The videos provided the first taste of what’s expected to be a packed schedule of convention events at the White House this week. First Lady Melania Trump is slated to deliver her remarks Tuesday from the recently renovated Rose Garden, and Trump himself is reportedly planning his acceptance speech Thursday from somewhere on the White House grounds.
Swampiest Setting: The convention set
One key difference between the first night of Republicans’ convention and the Democrats’ programming: The majority of the GOP speeches were from the same place, the Mellon Auditorium, a federally owned event space a few blocks from the White House in Washington. Democrats took viewers all across the country for their speeches last week.
It was a fine setting: marble columns, American flags, an impressive backdrop. But it was a distinctly Washington setting — as were various cuts to the White House and famous D.C. monuments — for a president who has cast himself as a swamp-draining outsider, though the list of speakers did include some regular folks sprinkled in with the politicians and members of Trump’s family. Perhaps it’s not a choice Trump would have made in 2016. But now, as president, he may figure that the symbols of Washington reflect the office he holds, swampy symbolism or not.
Most likely to prompt a volume adjustment: Kimberly Guilfoyle
Kimberly Guilfoyle, Donald Trump Jr.’s girlfriend and a top fundraiser for the Trump campaign, gave the kind of speech she might have delivered if the convention were at the Spectrum Center in Uptown Charlotte.
But without an audience in the Mellon Auditorium in Northwest Washington, what might have been a rousing speech to an arena full of rowdy, cheering convention delegates was instead an echoing, volume-shattering address that lit up social media.
Every convention for more than 50 years has been TV shows. That’s more true than ever this year — and for the most part, both parties and their speechmakers have adjusted to this new reality. But Guilfoyle’s speech felt more like it was imported from a noisy convention hall than one meant for voters watching TV in their living rooms.

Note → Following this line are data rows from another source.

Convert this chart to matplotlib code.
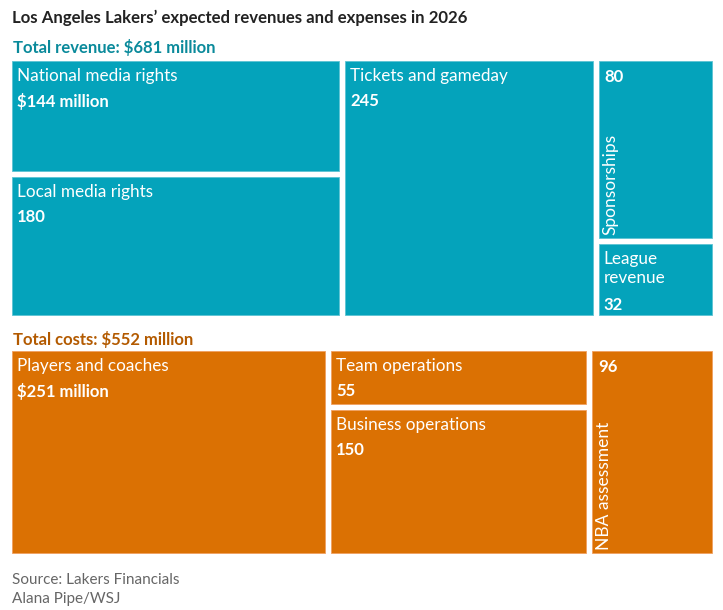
import matplotlib
matplotlib.use("Agg")
import matplotlib.pyplot as plt
from matplotlib.patches import Rectangle

plt.rcParams['font.family'] = ['Lato', 'DejaVu Sans']

# revenue, $ millions, grouped by column of the treemap
rev_labels = [["National media rights", "Local media rights"],
              ["Tickets and gameday"],
              ["Sponsorships", "League\nrevenue"]]
rev_values = [[144, 180], [245], [80, 32]]

# costs, $ millions
cost_labels = [["Players and coaches"],
               ["Team operations", "Business operations"],
               ["NBA assessment"]]
cost_values = [[251], [55, 150], [96]]

rev_total = 681
cost_total = 552

TEAL = "#04a3bb"
ORANGE = "#db7103"
GAP = 6


def treemap(ax, labels, values, x0, x1, y0, y1, color, vertical=()):
    total = sum(sum(c) for c in values)
    width = (x1 - x0) - GAP * (len(values) - 1)
    x = x0
    first = True
    for col_labels, col_vals in zip(labels, values):
        w = width * sum(col_vals) / total
        height = (y1 - y0) - GAP * (len(col_vals) - 1)
        y = y0
        for lab, v in zip(col_labels, col_vals):
            h = height * v / sum(col_vals)
            ax.add_patch(Rectangle((x, y), w, h, facecolor=color,
                                   edgecolor="#f0a060" if color == ORANGE else "#5cc3d3",
                                   linewidth=0.6))
            val = "$%d million" % v if first else str(v)
            first = False
            if lab in vertical:
                ax.text(x + 6, y + 8, val, color="white", fontsize=12,
                        fontweight="bold", va="top", ha="left")
                ax.text(x + 4, y + h - 3, lab, color="white", fontsize=12.5,
                        rotation=90, va="bottom", ha="left")
            else:
                nlines = lab.count("\n") + 1
                ax.text(x + 5, y + 7, lab, color="white", fontsize=12.3,
                        va="top", ha="left", linespacing=1.25)
                ax.text(x + 5, y + 8 + 21 * nlines + 3, val, color="white",
                        fontsize=12, fontweight="bold", va="top", ha="left")
            y += h + GAP
        x += w + GAP


fig = plt.figure(figsize=(7.23, 6.10), dpi=100)
ax = fig.add_axes([0, 0, 1, 1])
ax.set_xlim(0, 723)
ax.set_ylim(610, 0)
ax.axis("off")

ax.text(12, 18, "Los Angeles Lakers\u2019 expected revenues and expenses in 2026",
        fontsize=12.1, fontweight="bold", color="#222222", va="center", ha="left")

ax.text(13, 47, "Total revenue: $%d million" % rev_total, fontsize=12,
        fontweight="bold", color="#0a8a9b", va="center", ha="left")
treemap(ax, rev_labels, rev_values, 12, 712, 61, 315, TEAL,
        vertical=("Sponsorships",))

ax.text(13, 339, "Total costs: $%d million" % cost_total, fontsize=12,
        fontweight="bold", color="#b35a00", va="center", ha="left")
treemap(ax, cost_labels, cost_values, 12, 712, 351, 553, ORANGE,
        vertical=("NBA assessment",))

ax.text(12, 580, "Source: Lakers Financials", fontsize=11, color="#666666",
        va="center", ha="left")
ax.text(12, 599, "Alana Pipe/WSJ", fontsize=11, color="#666666",
        va="center", ha="left")

fig.savefig("out.png", dpi=100)
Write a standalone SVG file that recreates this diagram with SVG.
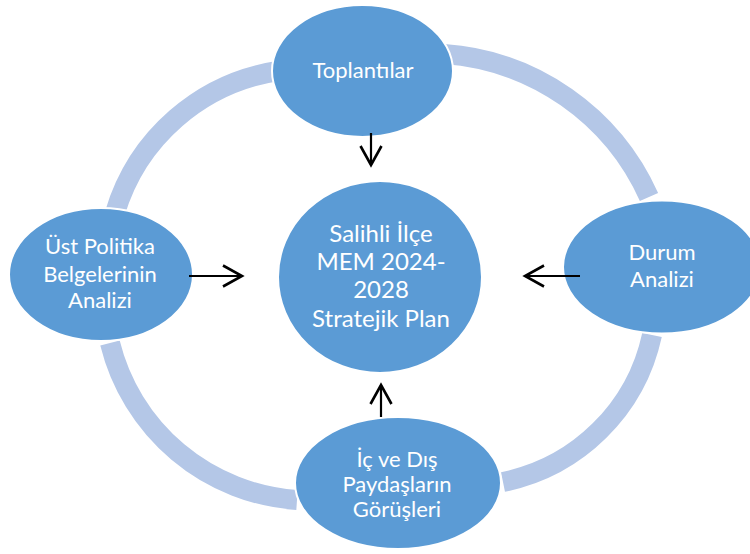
<svg xmlns="http://www.w3.org/2000/svg" width="750" height="554" viewBox="0 0 750 554">
<defs>
<style>
.ring{fill:none;stroke:#B4C7E7;stroke-width:20;stroke-linecap:butt}
.node{fill:#5B9BD5;stroke:#FFFFFF;stroke-width:2}
.lbl{fill:#FFFFFF;font-family:Lato,"Open Sans","Liberation Sans",sans-serif;font-size:22px;text-anchor:middle}
.big{font-size:24px}
.arr{fill:none;stroke:#000000;stroke-width:2.2}
</style>
<marker id="ah" markerUnits="userSpaceOnUse" markerWidth="30" markerHeight="30" viewBox="-25 -15 30 30" refX="0" refY="0" orient="auto">
<path d="M-19,-10.5 L0,0 L-19,10.5" fill="none" stroke="#000000" stroke-width="2.6" stroke-linejoin="miter"/>
</marker>
</defs>
<g id="ring">
<path class="ring" d="M115,213 A202,202 0 0 1 278,71"/>
<path class="ring" d="M444,54 A243,243 0 0 1 649,197"/>
<path class="ring" d="M652,335 A191,191 0 0 1 503,482"/>
<path class="ring" d="M297,500 A207,207 0 0 1 110,343"/>
</g>
<g id="n-center"><ellipse class="node" cx="380" cy="277" rx="102" ry="96"/>
<text class="lbl big"><tspan x="381" y="242">Salihli İlçe</tspan><tspan x="381" y="270">MEM 2024-</tspan><tspan x="381" y="298">2028</tspan><tspan x="381" y="327">Stratejik Plan</tspan></text></g>
<g id="n-top"><ellipse class="node" cx="362.5" cy="71" rx="90.5" ry="66"/>
<text class="lbl" x="363" y="78">Toplantılar</text></g>
<g id="n-left"><ellipse class="node" cx="101" cy="274.5" rx="92" ry="66.5"/>
<text class="lbl"><tspan x="100" y="254">Üst Politika</tspan><tspan x="100" y="282">Belgelerinin</tspan><tspan x="100" y="308">Analizi</tspan></text></g>
<g id="n-right"><ellipse class="node" cx="662" cy="267" rx="99" ry="66.5"/>
<text class="lbl"><tspan x="662" y="260">Durum</tspan><tspan x="662" y="287">Analizi</tspan></text></g>
<g id="n-bottom"><ellipse class="node" cx="398" cy="483" rx="103" ry="66"/>
<text class="lbl"><tspan x="397" y="467">İç ve Dış</tspan><tspan x="397" y="492">Paydaşların</tspan><tspan x="397" y="517">Görüşleri</tspan></text></g>
<g id="connectors">
<line class="arr" x1="371" y1="133" x2="371" y2="165" marker-end="url(#ah)"/>
<line class="arr" x1="189" y1="276" x2="242" y2="276" marker-end="url(#ah)"/>
<line class="arr" x1="580" y1="276" x2="525" y2="276" marker-end="url(#ah)"/>
<line class="arr" x1="381" y1="417" x2="381" y2="385" marker-end="url(#ah)"/>
</g>
</svg>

Most shameless self-promotion: Corey Lewandowski
Back in Charlotte, the roll call of states brought some of the same color as Democrats’ roll call last week. Corey Lewandowski, Trump’s former campaign manager, was the chair of New Hampshire’s delegation — and he was all too happy to insert a little bit of harmless self-promotion into the traditional points of pride from each state.
"New Hampshire is known for our maple syrup, comedian Adam Sandler, poet Robert Frost and New York Times bestselling author Corey Lewandowski,” Lewandowski said, tongue firmly planted in his cheek.